This is the final in a series of six posts documenting the production of the experimental prints that I created using woodblock printmaking techniques and their use for both gallery exhibition as art prints and also as animation frames in my experimental animated film Toxic Fish (see the photos below). The fish in this post is the kohada. Its static shape on the woodblock and in the film frame contrasts with the simulated flooding of coloured toxins from commercial pollution which are overlaid around it and which eventually poison the fish. Variations in the volume of ink applied to the block plus the choice of hue produced a range of similar but different outcomes that, when edited in sequence, contributed to the creation of the illusion of movement. At most times the associated movement of both fish and toxins dramatically and frantically appear to twitch and jump all over the frame.

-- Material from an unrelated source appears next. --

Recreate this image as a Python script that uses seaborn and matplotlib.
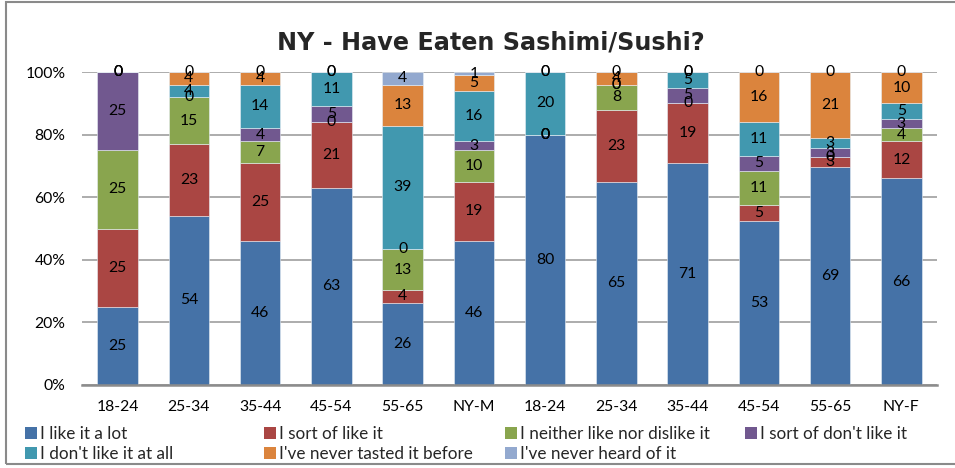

The action looks frenetic. That effect is reinforced by the percussive soundtrack. The film was selected and screened at CINANIMA, the Animation Festival in Esphino, Portugal, and at the Art Gallery of NSW in Sydney, as well as at the Big Day Out rock festival in Sydney (see certificate and photo on a previous post: PRINTMAKING: Fish Four).
A later grouping of one species of the fish for art gallery exhibition. Individual prints were torn and collaged into a school formation.
This post concludes my look at the Toxic Fish animation project, however, there will be further posts under the PRINTMAKING banner.